How Motorola bested Raytheon and captured L.A. County’s emergency radio contract
Rather than signaling a new burst of competition in a taxpayer-financed market, the outcome is another reminder of how difficult it’s been for competitors to overcome Motorola’s dominance.

It looked in the summer of 2011 as if electronics giant Raytheon Corp. had gained a major foothold in the U.S. emergency communications market long dominated by one company: Motorola. Raytheon had been selected as the prime contractor for a sprawling, $600 million communications system connecting Los Angeles County’s public safety agencies with those of Los Angeles and more than 80 other cities in the county, two school districts and UCLA via the latest in two-way radio and high-speed broadband technology.

Like large urban areas across the country, Los Angeles County spent years working to meet a drumbeat of interoperability edicts from Washington. The goal was to unite local first responders in a seamless communication system that could withstand a terrorist strike, an earthquake, a wildfire or some other disaster.

In 2010, the newly formed Los Angeles Regional Interoperable Communications System, or LA-RICS, solicited bid proposals for a two-way radio system and a new broadband network. Raytheon’s negotiating team only needed to work out the design details with a joint government authority. Raytheon and the joint powers authority were in a final exclusive bargaining period when things got tangled.

A Los Angeles County attorney declared that the procurement violated an arcane state law because it bundled the radio and broadband systems with the construction of towers in a single “turn-key” contract. Under the law, construction projects had to be bid separately, the attorney reported. Motorola, however, had for years built turn-key projects in California that mingled tower construction and radio electronics.

Patrick Mallon, the executive director of LA-RICS, said in a phone interview that if the authority had proceeded, construction bids would have had to have been taken for each of 300 towers, posing “astronomical risks” if anything went wrong. The state legislature rushed a legislative fix into law, but LA-RICS started the process anew anyway, breaking the radio and broadband networks into separate contracts.

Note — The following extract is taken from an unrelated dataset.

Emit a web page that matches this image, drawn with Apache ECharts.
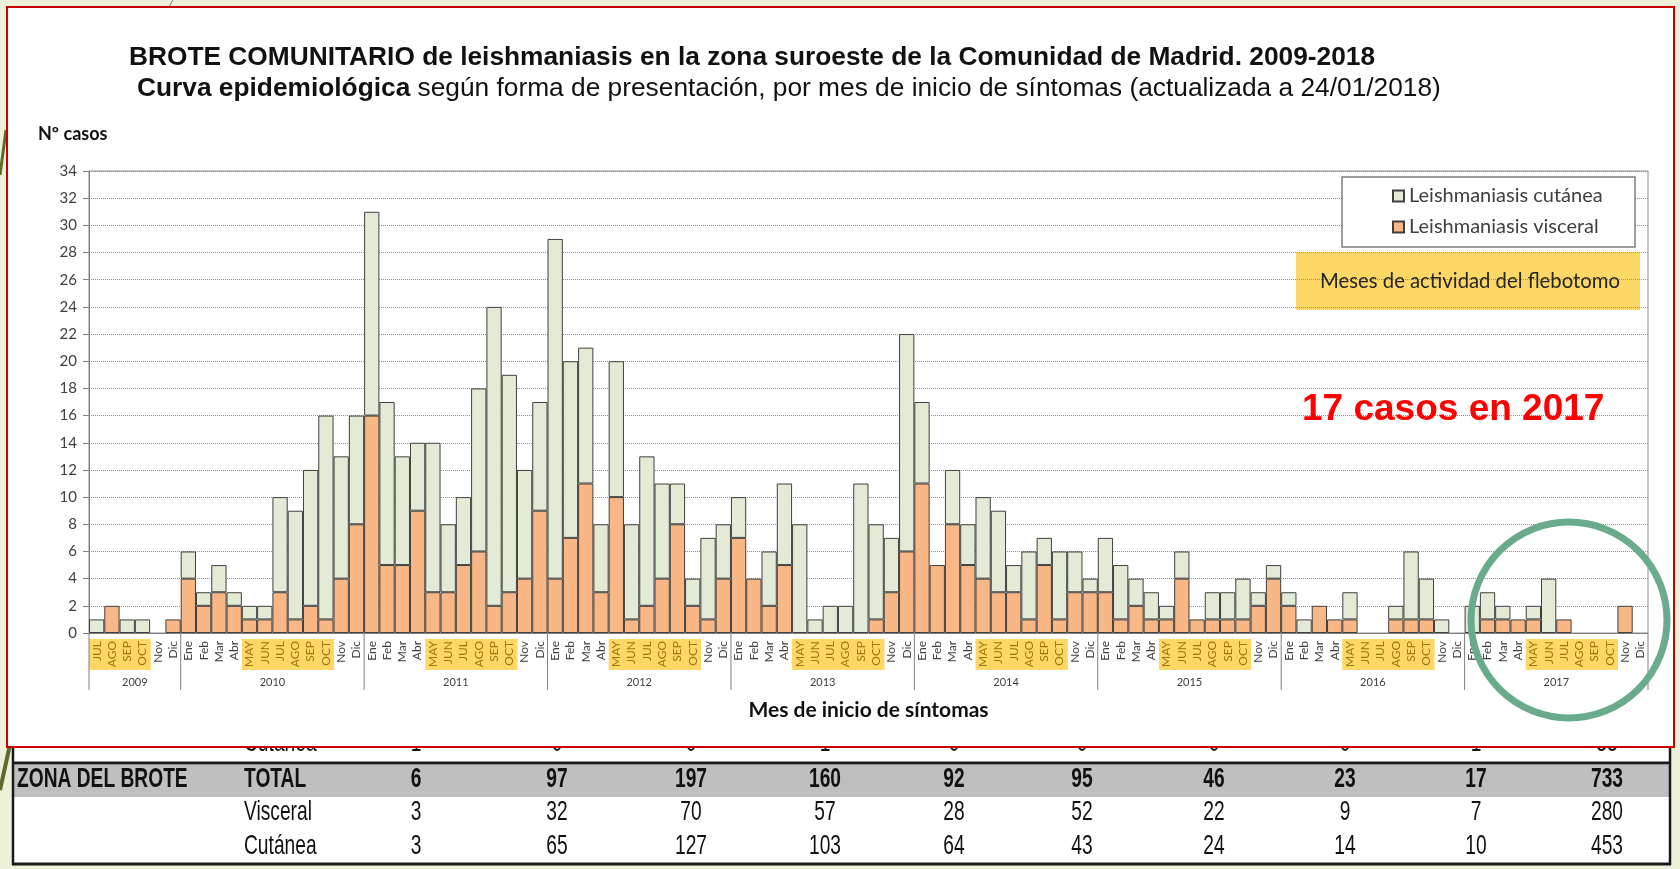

In the final round, the radio system was revised to end Los Angeles’ use of a commercial television band width and shift to a 700-megahertz band set aside for emergency communications. Motorola’s winning bid was a jaw-dropper: $280 million, or about half of its first-round bid and $135 million below Raytheon’s price of $415 million.

The question is, will contract modifications raise Motorola’s price?

For example, public records show that LA-RICS’ subject matter experts concluded that many of Motorola’s towers exceeded government height limits, a characterization that Mallon disputed. If shorter towers must be built, more towers costing up to $1 million each will be required, because their signals don’t extend as far. The authority has agreed to hold Motorola responsible for no more than $2 million of any additional tower costs.

Raytheon also announced that it was dropping out of the broadband competition and left empty handed.